Solved – Imputation of a censored variable

censoringdata-imputationepidemiologymissing datar

I have a medical dataset with approx 200 variables. One of the variables is a bio-marker (concentration of a particular enzyme). It's distribution is right skew, and the problem is that values above a certain level are censored/cut off at that level. So while the mean of the variable is around 10, any values greater than 50 are recorded as 50.

I would like to impute continuous values for those censored values. I am using multiple imputation with the mice package in R at present, though other systems are available to me and I am open to other approaches. A thought I had was to recode all those censored values to be missing and then running the imputations. If any of the imputed values that were originally censored are below the cut-off, then they will then be assigned to be the cut-off value.
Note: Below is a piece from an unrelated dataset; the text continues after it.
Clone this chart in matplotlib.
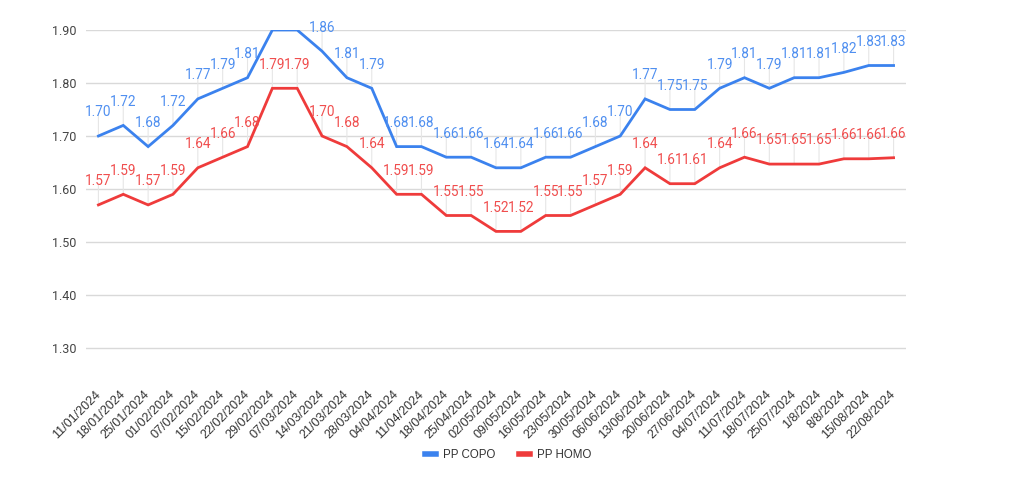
import matplotlib
matplotlib.use("Agg")
import matplotlib.pyplot as plt

dates = ["11/01/2024", "18/01/2024", "25/01/2024", "01/02/2024", "07/02/2024", "15/02/2024",
         "22/02/2024", "29/02/2024", "07/03/2024", "14/03/2024", "21/03/2024", "28/03/2024",
         "04/04/2024", "11/04/2024", "18/04/2024", "25/04/2024", "02/05/2024", "09/05/2024",
         "16/05/2024", "23/05/2024", "30/05/2024", "06/06/2024", "13/06/2024", "20/06/2024",
         "27/06/2024", "04/07/2024", "11/07/2024", "18/07/2024", "25/07/2024", "1/8/2024",
         "8/8/2024", "15/08/2024", "22/08/2024"]
pp_copo = [1.70, 1.72, 1.68, 1.72, 1.77, 1.79, 1.81, 1.90, 1.90, 1.86, 1.81, 1.79,
           1.68, 1.68, 1.66, 1.66, 1.64, 1.64, 1.66, 1.66, 1.68, 1.70, 1.77, 1.75,
           1.75, 1.79, 1.81, 1.79, 1.81, 1.81, 1.82, 1.833, 1.833]
pp_homo = [1.57, 1.59, 1.57, 1.59, 1.64, 1.66, 1.68, 1.79, 1.79, 1.70, 1.68, 1.64,
           1.59, 1.59, 1.55, 1.55, 1.52, 1.52, 1.55, 1.55, 1.57, 1.59, 1.64, 1.61,
           1.61, 1.64, 1.66, 1.647, 1.647, 1.647, 1.657, 1.657, 1.659]
y_ticks = [1.30, 1.40, 1.50, 1.60, 1.70, 1.80, 1.90]

series = [("PP COPO", pp_copo, "#3b82ee", "#4f8ff0"),
          ("PP HOMO", pp_homo, "#ef3b3b", "#f04e4e")]

plt.rcParams['font.family'] = ['Roboto', 'DejaVu Sans']

fig = plt.figure(figsize=(10.13, 5.0), dpi=100)
ax = fig.add_axes([86/1013, 1-374.5/500, (906-86)/1013, (374.5-30)/500])

x = list(range(len(dates)))
ymin, ymax = 1.25, 1.90
ax.set_xlim(-0.5, len(dates)-0.5)
ax.set_ylim(ymin, ymax)

for name, vals, col, tcol in series:
    ax.plot(x, vals, color=col, lw=2, label=name, zorder=3, solid_joinstyle='miter')
    for xi, v in zip(x, vals):
        if v >= ymax - 1e-9:
            continue
        ax.annotate("", xy=(xi, v), xytext=(0, 15), textcoords='offset points',
                    arrowprops=dict(arrowstyle='-', color='#e6e6e6', lw=0.8,
                                    shrinkA=0, shrinkB=0), zorder=1)
        ax.annotate(f"{v:.2f}", xy=(xi, v), xytext=(0, 17), textcoords='offset points',
                    ha='center', va='center', fontsize=9.8, color=tcol, zorder=4)

ax.set_yticks(y_ticks)
ax.set_yticklabels([f"{t:.2f}" for t in y_ticks])
ax.grid(axis='y', color='#d9d9d9', lw=1)
ax.set_axisbelow(True)
for s in ax.spines.values():
    s.set_visible(False)
ax.tick_params(axis='y', length=0, pad=7, labelsize=9, labelcolor='#444444')
ax.set_xticks(x)
ax.set_xticklabels(dates, rotation=45, ha='right', va='center', rotation_mode='anchor',
                   fontsize=9, color='#333333', family=['Liberation Sans', 'DejaVu Sans'])
ax.tick_params(axis='x', length=0, pad=13)

leg = fig.legend(loc='center', bbox_to_anchor=(508/1013, 1-455/500), ncol=2, frameon=False,
                 handlelength=1.0, handletextpad=0.6, columnspacing=2.0,
                 prop={'size': 8.3, 'family': ['Liberation Sans', 'DejaVu Sans']})
for line in leg.get_lines():
    line.set_linewidth(4)
for t in leg.get_texts():
    t.set_color('#333333')

fig.savefig("out.png", dpi=100)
I'd like to know opinions about this, and/or any better methods of dealing with this.

Best Answer

Any method of imputation including multiple imputation is a shot in the dark if you can't take acoount of how the data above 50 are distributed. Since you have 200 variables are any of them correlated with the biomarker? If you could fit a regression for the biomarker as a function of the covariates you could use that model to predict the values for the truncated ones. You could apply an error to the prediction based on the residual variance in the model to generate multiple imputations that way. It would be more sensible. Of course this assumes you can find a valid model and that the residuals have zero mean and constant variance. You would only fit then non-truncated biomarker values to construct the model.